Can anyone explain to me why the women all have the big curlers in their hair? They've come off a train bottle of vodka in hand. And in curlers. I'm a woman and I've no idea why this is necessary. :lol:

I don't know but when I flew to Ibiza, I felt like the odd one out as most of the other females had big curlers in and I just had a ponytail :lol:
 


Now that I am knocking on the door of 50 I realise that there are two rulebooks. A blue one, which is concise and sensible, and a pink one which is a weighty tome, makes no f***ing sense, is hypocritical at best and changes by the hour depending on the situation.

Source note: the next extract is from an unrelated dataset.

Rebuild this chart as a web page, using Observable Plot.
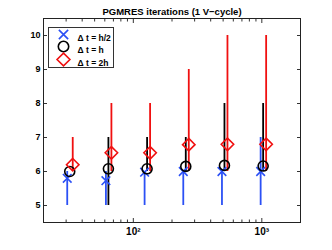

I've accepted this is the case and although it's a sweeping generalisation of all things wimmin, it's the absolute truth. Don't try and reason with it, change it or even steer it. Go and fill a rabbit hole by pissing in it, you will have more chance of success...
 
Just walked past Newcastle Central Station and it's packed with stag and hen parties. Dread to think the state some of them will be in later.

Can anyone explain to me why the women all have the big curlers in their hair? They've come off a train bottle of vodka in hand. And in curlers. I'm a woman and I've no idea why this is necessary. :lol:
Scouser thing
 
Guaranteed if I nip to Tesco tonight I will see 3 or 4 of them like that in their flannalete two piece lounge kits

I have no idea what a flannalete two piece lounge kit is. I totally fail at being female :oops:
 
Generally any suggestion I have is dismissed point blank, however it's beautiful when humble pie is consumed, on a regular basis.